Problem 2: Find the indefinite integral of f(x) = 5eˣ + 2/x

Solution:

∫(5eˣ + 2/x) dx = 5∫eˣ dx + 2∫(1/x) dx = 5eˣ + 2ln|x| + C

Problem 3: Find the indefinite integral of f(x) = sin(x) + cos(2x)

Solution: This problem requires a bit more finesse. Remember that the integral of cos(2x) requires a u-substitution or recognizing that the derivative of sin(2x)/2 gives you cos(2x).

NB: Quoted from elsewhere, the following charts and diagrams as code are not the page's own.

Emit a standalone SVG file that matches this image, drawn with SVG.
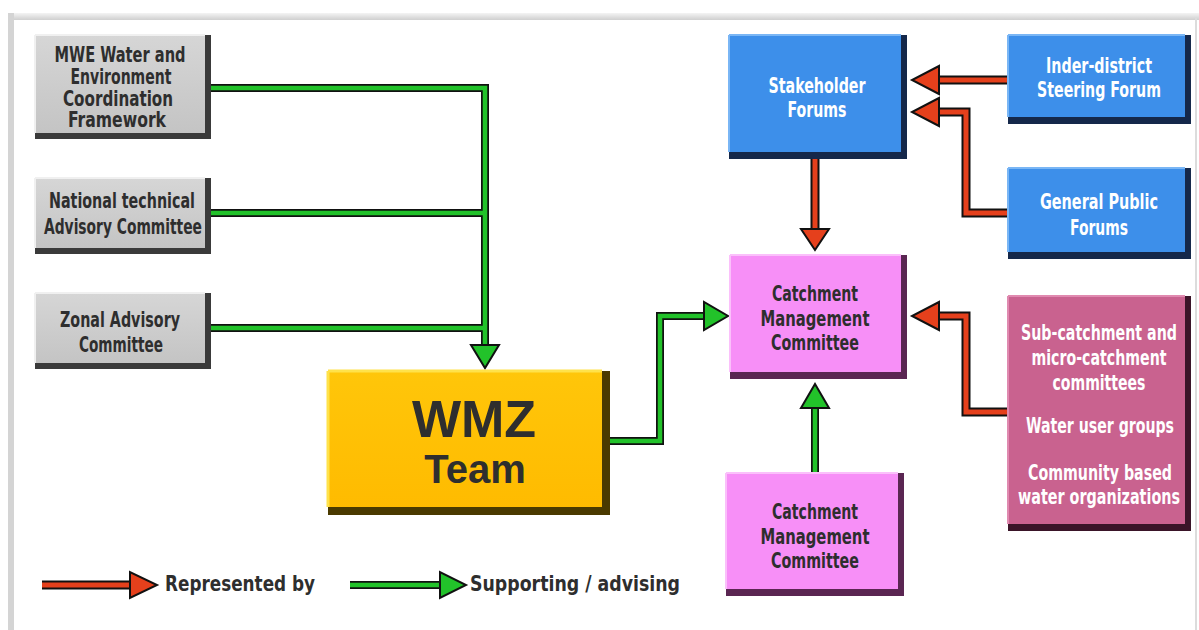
<svg xmlns="http://www.w3.org/2000/svg" width="1199" height="630" viewBox="0 0 1199 630">
<defs>
<linearGradient id="gGray" x1="0" y1="0" x2="0" y2="1"><stop offset="0" stop-color="#d6d6d6"/><stop offset="1" stop-color="#c4c4c4"/></linearGradient>
<linearGradient id="gYel" x1="0" y1="0" x2="0" y2="1"><stop offset="0" stop-color="#ffc60a"/><stop offset="1" stop-color="#ffbb00"/></linearGradient>
<linearGradient id="gFrame" x1="0" y1="0" x2="0" y2="1"><stop offset="0" stop-color="#f4f4f4"/><stop offset="1" stop-color="#cfcfcf"/></linearGradient>
</defs>
<style>
.t{font-family:"DejaVu Sans Condensed","Liberation Sans Narrow","Roboto Condensed",sans-serif;font-weight:bold;font-size:21px;text-anchor:middle;dominant-baseline:central}
.dk{fill:#2e2e2e}
.wh{fill:#ffffff}
.big{font-family:"Liberation Sans",Arial,sans-serif;font-weight:bold;text-anchor:middle;dominant-baseline:central;fill:#2e2e2e}
.ol{fill:none;stroke:#111;stroke-width:8;stroke-linejoin:miter}
.gr{fill:none;stroke:#22c22a;stroke-width:4.5;stroke-linejoin:miter}
.rd{fill:none;stroke:#e5401c;stroke-width:5;stroke-linejoin:miter}
.olr{fill:none;stroke:#111;stroke-width:9;stroke-linejoin:miter}
.hg{fill:#22c22a;stroke:#111;stroke-width:2}
.hr{fill:#e5401c;stroke:#111;stroke-width:2}
</style>
<rect x="0" y="0" width="1199" height="630" fill="#ffffff"/>
<rect x="8" y="13" width="1191" height="7" fill="url(#gFrame)"/>
<rect x="8" y="13" width="6" height="617" fill="#d4d4d4"/>
<line x1="1196" y1="17" x2="1196" y2="630" stroke="#dcdcdc" stroke-width="2"/>

<g id="connectors">
<path class="ol" d="M210 88 H485 V356 M210 213 H485 M210 328 H485"/>
<path class="gr" d="M210 88 H485 V356 M210 213 H485 M210 328 H485"/>
<polygon class="hg" points="471,345 499,345 485,368"/>
<path class="ol" d="M610 441 H660 V316 H712"/>
<path class="gr" d="M610 441 H660 V316 H712"/>
<polygon class="hg" points="704,302 704,330 728,316"/>
<path class="ol" d="M815 473 V398"/>
<path class="gr" d="M815 473 V398"/>
<polygon class="hg" points="801,408 829,408 815,384"/>
<path class="olr" d="M815 158 V238"/>
<path class="rd" d="M815 158 V238"/>
<polygon class="hr" points="801,229 829,229 815,250"/>
<path class="olr" d="M1008 80 H930"/>
<path class="rd" d="M1008 80 H930"/>
<polygon class="hr" points="939,66 939,94 912,80"/>
<path class="olr" d="M1008 213 H966 V112 H930"/>
<path class="rd" d="M1008 213 H966 V112 H930"/>
<polygon class="hr" points="939,98 939,126 912,112"/>
<path class="olr" d="M1008 412 H966 V316 H930"/>
<path class="rd" d="M1008 412 H966 V316 H930"/>
<polygon class="hr" points="939,302 939,330 912,316"/>
</g>

<g id="n-mwe">
<rect x="35" y="35" width="176" height="104" fill="#3a3a3a"/>
<rect x="35" y="35" width="170" height="98" fill="url(#gGray)"/>
<path d="M35 35 H205 M35 35 V133" stroke="#f0f0f0" stroke-width="2" fill="none"/>
<text class="t dk" x="120" y="55" font-size="20" textLength="131" lengthAdjust="spacingAndGlyphs">MWE Water and</text>
<text class="t dk" x="121" y="77" font-size="20" textLength="101" lengthAdjust="spacingAndGlyphs">Environment</text>
<text class="t dk" x="118" y="99" font-size="20" textLength="110" lengthAdjust="spacingAndGlyphs">Coordination</text>
<text class="t dk" x="117" y="120" font-size="20" textLength="98" lengthAdjust="spacingAndGlyphs">Framework</text>
</g>
<g id="n-national">
<rect x="35" y="178" width="176" height="76" fill="#3a3a3a"/>
<rect x="35" y="178" width="170" height="70" fill="url(#gGray)"/>
<path d="M35 178 H205 M35 178 V248" stroke="#f0f0f0" stroke-width="2" fill="none"/>
<text class="t dk" x="122" y="201" textLength="146" lengthAdjust="spacingAndGlyphs">National technical</text>
<text class="t dk" x="123" y="227" textLength="158" lengthAdjust="spacingAndGlyphs">Advisory Committee</text>
</g>
<g id="n-zonal">
<rect x="35" y="293" width="176" height="76" fill="#3a3a3a"/>
<rect x="35" y="293" width="170" height="70" fill="url(#gGray)"/>
<path d="M35 293 H205 M35 293 V363" stroke="#f0f0f0" stroke-width="2" fill="none"/>
<text class="t dk" x="120" y="320" textLength="120" lengthAdjust="spacingAndGlyphs">Zonal Advisory</text>
<text class="t dk" x="121" y="345" textLength="84" lengthAdjust="spacingAndGlyphs">Committee</text>
</g>
<g id="n-wmz">
<rect x="328" y="371" width="282" height="144" fill="#4a3a00"/>
<rect x="328" y="371" width="274" height="136" fill="url(#gYel)"/>
<path d="M328 371 H602 M328 371 V507" stroke="#ffe24a" stroke-width="3" fill="none"/>
<text class="big" x="474" y="419" font-size="52">WMZ</text>
<text class="big" x="475" y="469" font-size="40">Team</text>
</g>
<g id="n-stakeholder">
<rect x="729" y="35" width="178" height="124" fill="#15284a"/>
<rect x="729" y="35" width="172" height="117" fill="#3d8fea"/>
<path d="M729 35 H901 M729 35 V152" stroke="#7ab6f5" stroke-width="2" fill="none"/>
<text class="t wh" x="817" y="86" textLength="97" lengthAdjust="spacingAndGlyphs">Stakeholder</text>
<text class="t wh" x="817" y="110" textLength="59" lengthAdjust="spacingAndGlyphs">Forums</text>
</g>
<g id="n-inder">
<rect x="1008" y="35" width="183" height="89" fill="#15284a"/>
<rect x="1008" y="35" width="177" height="82" fill="#3d8fea"/>
<path d="M1008 35 H1185 M1008 35 V117" stroke="#7ab6f5" stroke-width="2" fill="none"/>
<text class="t wh" x="1099" y="66" textLength="106" lengthAdjust="spacingAndGlyphs">Inder-district</text>
<text class="t wh" x="1099" y="90" textLength="124" lengthAdjust="spacingAndGlyphs">Steering Forum</text>
</g>
<g id="n-general">
<rect x="1008" y="168" width="183" height="91" fill="#15284a"/>
<rect x="1008" y="168" width="177" height="84" fill="#3d8fea"/>
<path d="M1008 168 H1185 M1008 168 V252" stroke="#7ab6f5" stroke-width="2" fill="none"/>
<text class="t wh" x="1099" y="202" textLength="118" lengthAdjust="spacingAndGlyphs">General Public</text>
<text class="t wh" x="1099" y="228" textLength="58" lengthAdjust="spacingAndGlyphs">Forums</text>
</g>
<g id="n-cmc-top">
<rect x="730" y="255" width="177" height="124" fill="#5a2652"/>
<rect x="730" y="255" width="171" height="117" fill="#f78ff7"/>
<path d="M730 255 H901 M730 255 V372" stroke="#fbc0fb" stroke-width="2" fill="none"/>
<text class="t dk" x="815" y="294" textLength="86" lengthAdjust="spacingAndGlyphs">Catchment</text>
<text class="t dk" x="815" y="319" textLength="109" lengthAdjust="spacingAndGlyphs">Management</text>
<text class="t dk" x="815" y="343" textLength="88" lengthAdjust="spacingAndGlyphs">Committee</text>
</g>
<g id="n-cmc-bottom">
<rect x="726" y="473" width="178" height="123" fill="#5a2652"/>
<rect x="726" y="473" width="172" height="116" fill="#f78ff7"/>
<path d="M726 473 H898 M726 473 V589" stroke="#fbc0fb" stroke-width="2" fill="none"/>
<text class="t dk" x="815" y="512" textLength="86" lengthAdjust="spacingAndGlyphs">Catchment</text>
<text class="t dk" x="815" y="537" textLength="109" lengthAdjust="spacingAndGlyphs">Management</text>
<text class="t dk" x="815" y="561" textLength="88" lengthAdjust="spacingAndGlyphs">Committee</text>
</g>
<g id="n-sub">
<rect x="1008" y="296" width="183" height="235" fill="#3a1428"/>
<rect x="1008" y="296" width="177" height="228" fill="#c9628f"/>
<path d="M1008 296 H1185 M1008 296 V524" stroke="#e08ab0" stroke-width="2" fill="none"/>
<text class="t wh" x="1099" y="333" textLength="156" lengthAdjust="spacingAndGlyphs">Sub-catchment and</text>
<text class="t wh" x="1099" y="358" textLength="135" lengthAdjust="spacingAndGlyphs">micro-catchment</text>
<text class="t wh" x="1099" y="383" textLength="93" lengthAdjust="spacingAndGlyphs">committees</text>
<text class="t wh" x="1100" y="426" textLength="148" lengthAdjust="spacingAndGlyphs">Water user groups</text>
<text class="t wh" x="1100" y="473" textLength="144" lengthAdjust="spacingAndGlyphs">Community based</text>
<text class="t wh" x="1099" y="497" textLength="162" lengthAdjust="spacingAndGlyphs">water organizations</text>
</g>

<g id="legend">
<path class="olr" d="M42 585 H136"/>
<path class="rd" d="M42 585 H136"/>
<polygon class="hr" points="130,572 130,598 157,585"/>
<text class="t dk" x="165" y="584" font-size="25" style="text-anchor:start" textLength="150" lengthAdjust="spacingAndGlyphs">Represented by</text>
<path class="ol" d="M350 585 H446"/>
<path class="gr" d="M350 585 H446"/>
<polygon class="hg" points="440,572 440,598 466,585"/>
<text class="t dk" x="470" y="584" font-size="25" style="text-anchor:start" textLength="210" lengthAdjust="spacingAndGlyphs">Supporting / advising</text>
</g>
</svg>
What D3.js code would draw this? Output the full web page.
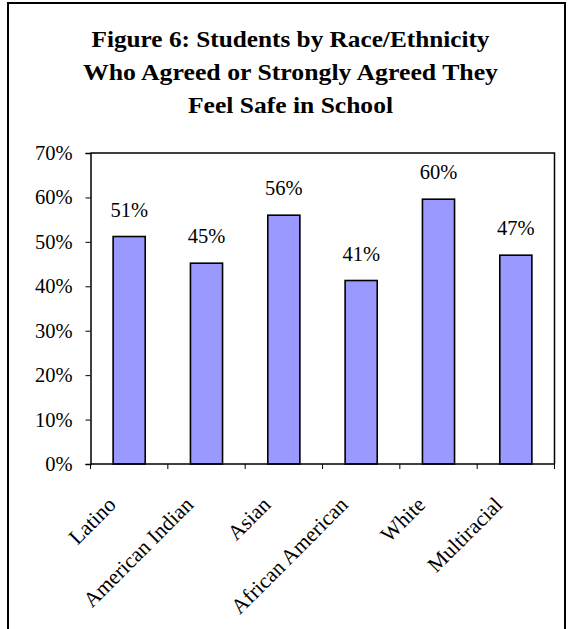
<!DOCTYPE html>
<html>
<head>
<meta charset="utf-8">
<script src="https://cdn.jsdelivr.net/npm/d3@7"></script>
<style>
  html, body { margin: 0; padding: 0; background: #fff; }
  svg { display: block; }
</style>
</head>
<body>
<svg id="chart" width="572" height="629"></svg>
<script>
// Share of students agreeing they feel safe in school, by group
const categories = ["Latino", "American Indian", "Asian", "African American", "White", "Multiracial"];
const values = [0.512, 0.452, 0.560, 0.413, 0.596, 0.470];
const yTicks = [0, 0.1, 0.2, 0.3, 0.4, 0.5, 0.6, 0.7];
const titleLines = [
  "Figure 6: Students by Race/Ethnicity",
  "Who Agreed or Strongly Agreed They",
  "Feel Safe in School"
];

const FONT = "'Liberation Serif', 'DejaVu Serif', serif";
const svg = d3.select("#chart").attr("font-family", FONT);
const plot = { left: 90.5, right: 554.5, top: 153, bottom: 464 };

// outer frame
svg.append("rect")
  .attr("x", 8).attr("y", 3)
  .attr("width", 557).attr("height", 700)
  .attr("fill", "none").attr("stroke", "#000").attr("stroke-width", 2);

// title
const titleWidths = [398, 415, 205];
const titleBaselines = [47, 80, 113];
svg.append("g").selectAll("text")
  .data(titleLines)
  .join("text")
  .attr("font-family", FONT)
  .attr("x", 290.5)
  .attr("y", (d, i) => titleBaselines[i])
  .attr("text-anchor", "middle")
  .attr("font-size", 24)
  .attr("font-weight", "bold")
  .attr("textLength", (d, i) => titleWidths[i])
  .attr("lengthAdjust", "spacingAndGlyphs")
  .text(d => d);

const x = d3.scaleBand().domain(categories).range([plot.left, plot.right]).padding(0);
const y = d3.scaleLinear().domain([0, 0.7]).range([plot.bottom, plot.top]);
const barW = x.bandwidth() * 0.415;

// plot area border (top and right)
svg.append("path")
  .attr("d", `M${plot.left},${plot.top}H${plot.right}V${plot.bottom}`)
  .attr("fill", "none").attr("stroke", "#000").attr("stroke-width", 1.5);

// bars
svg.append("g").selectAll("rect")
  .data(values)
  .join("rect")
  .attr("x", (d, i) => x(categories[i]) + (x.bandwidth() - barW) / 2)
  .attr("y", d => y(d))
  .attr("width", barW)
  .attr("height", d => y(0) - y(d))
  .attr("fill", "#9999FF")
  .attr("stroke", "#000")
  .attr("stroke-width", 1.6);

// value labels
const pct = d3.format(".0%");
svg.append("g").selectAll("text")
  .data(values)
  .join("text")
  .attr("font-family", FONT)
  .attr("x", (d, i) => x(categories[i]) + x.bandwidth() / 2)
  .attr("y", d => y(d) - 20)
  .attr("text-anchor", "middle")
  .attr("font-size", 20.5)
  .text(d => pct(d));

// y axis
const yAxis = svg.append("g")
  .attr("transform", `translate(${plot.left},0)`)
  .call(d3.axisLeft(y).tickValues(yTicks).tickFormat(pct).tickSize(5).tickPadding(13));
yAxis.attr("font-family", FONT).attr("font-size", 20.5);
yAxis.select(".domain").attr("stroke", "#000").attr("stroke-width", 1.5);
yAxis.selectAll(".tick line").attr("stroke", "#000").attr("stroke-width", 1);
yAxis.selectAll(".tick text").attr("fill", "#000");

// x axis: ticks at category boundaries
const boundaries = categories.map(c => x(c)).concat([plot.right]);
svg.append("line")
  .attr("x1", plot.left).attr("x2", plot.right)
  .attr("y1", plot.bottom).attr("y2", plot.bottom)
  .attr("stroke", "#000").attr("stroke-width", 1.5);
svg.append("g").selectAll("line")
  .data(boundaries)
  .join("line")
  .attr("x1", d => d).attr("x2", d => d)
  .attr("y1", plot.bottom).attr("y2", plot.bottom + 5)
  .attr("stroke", "#000").attr("stroke-width", 1);

// rotated category labels
svg.append("g").selectAll("text")
  .data(categories)
  .join("text")
  .attr("font-family", FONT)
  .attr("transform", d => `translate(${x(d) + x.bandwidth() / 2 - 12},${plot.bottom + 42}) rotate(-45)`)
  .attr("text-anchor", "end")
  .attr("font-size", 21.5)
  .text(d => d);
</script>
</body>
</html>
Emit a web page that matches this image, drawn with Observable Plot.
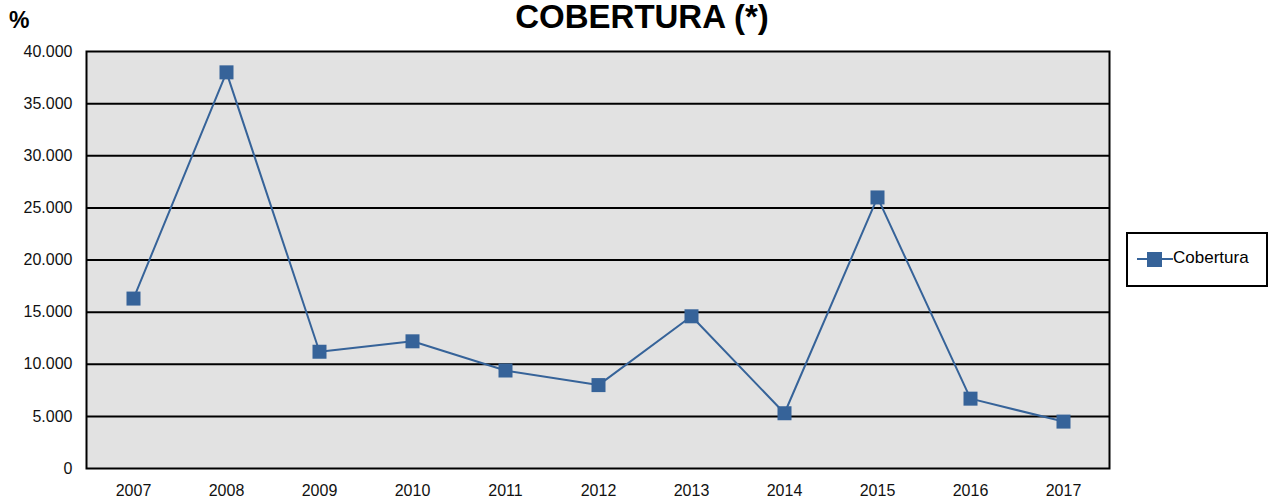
<!DOCTYPE html>
<html>
<head>
<meta charset="utf-8">
<script src="https://cdn.jsdelivr.net/npm/d3@7"></script>
<script src="https://cdn.jsdelivr.net/npm/@observablehq/plot@0.6"></script>
<style>
  html, body { margin: 0; padding: 0; background: #fff; }
  #wrap { position: relative; width: 1280px; height: 500px; font-family: "Liberation Sans", Arial, sans-serif; }
  #title { position: absolute; left: 0; width: 1284px; top: 0px; line-height: 1; text-align: center; font-weight: bold; font-size: 33px; color: #000; }
  #pct { position: absolute; left: 9px; top: 9px; line-height: 1; font-weight: bold; font-size: 23px; color: #000; }
  #legend { position: absolute; left: 1126px; top: 232px; width: 138px; height: 51px; border: 2px solid #000; background: #fff; }
  #legend svg { position: absolute; left: 0; top: 0; }
</style>
</head>
<body>
<div id="wrap">
  <div id="chart"></div>
  <div id="title">COBERTURA (*)</div>
  <div id="pct">%</div>
  <div id="legend"></div>
</div>
<script>
const years = ["2007","2008","2009","2010","2011","2012","2013","2014","2015","2016","2017"];
const cobertura = [16300, 38000, 11200, 12200, 9400, 8000, 14600, 5300, 26000, 6700, 4500];
const yTicks = [0, 5000, 10000, 15000, 20000, 25000, 30000, 35000, 40000];
const seriesName = "Cobertura";

const color = "#366399";
const data = years.map((y, i) => ({year: y, value: cobertura[i]}));
const locale = d3.formatLocale({decimal: ",", thousands: ".", grouping: [3], currency: ["", ""]});
const fmt = locale.format(",");

const chart = Plot.plot({
  width: 1280,
  height: 500,
  marginLeft: 86,
  marginRight: 171,
  marginTop: 51,
  marginBottom: 32,
  style: {fontFamily: "Liberation Sans, Arial, sans-serif", fontSize: "16px", color: "#111", background: "transparent"},
  x: {type: "point", domain: years, padding: 0.5, label: null, tickSize: 0, tickPadding: 16},
  y: {domain: [0, 40000], ticks: yTicks, tickFormat: fmt, label: null, tickSize: 0, tickPadding: 14},
  marks: [
    Plot.frame({fill: "#e2e2e2", stroke: null}),
    Plot.ruleY(yTicks.slice(1, -1), {stroke: "#000", strokeWidth: 2}),
    Plot.frame({stroke: "#000", strokeWidth: 2}),
    Plot.line(data, {x: "year", y: "value", stroke: color, strokeWidth: 2}),
    Plot.dot(data, {x: "year", y: "value", symbol: "square", r: 7.9, fill: color, stroke: null})
  ]
});
document.getElementById("chart").appendChild(chart);

// legend
const lg = d3.select("#legend").append("svg").attr("width", 138).attr("height", 51);
lg.append("line").attr("x1", 9).attr("x2", 45).attr("y1", 25).attr("y2", 25).attr("stroke", color).attr("stroke-width", 2);
lg.append("rect").attr("x", 19).attr("y", 18).attr("width", 15).attr("height", 15).attr("fill", color);
lg.append("text").attr("x", 45).attr("y", 29).attr("font-size", 17).attr("font-family", "Liberation Sans, Arial, sans-serif").attr("fill", "#000").text(seriesName);
</script>
</body>
</html>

∫(sin(x) + cos(2x)) dx = ∫sin(x) dx + ∫cos(2x) dx = -cos(x) + (1/2)sin(2x) + C

Problem 4: Find the function f(x) such that f'(x) = 6x² + 12x − 10 and f(1) = 5

Solution: First find the antiderivative.

∫(6x² + 12x − 10)dx = 2x³ + 6x² − 10x + C

Then, we use the given condition f(1) = 5 to solve for C:

5 = 2(1)³ + 6(1)² − 10(1) + C 5 = 2 + 6 − 10 + C C = 7

Therefore, f(x) = 2x³ + 6x² − 10x + 7

Mastering Antiderivatives and Indefinite Integrals

With consistent practice and a thorough understanding of the fundamental rules and techniques, mastering antiderivatives and indefinite integrals will become significantly easier. Don't hesitate to review examples, work through practice problems, and seek assistance when needed. Remember, consistent effort is the key to success in calculus. By diligently tackling your homework and understanding the underlying principles, you will build a strong foundation for more advanced calculus concepts. Good luck with your studies!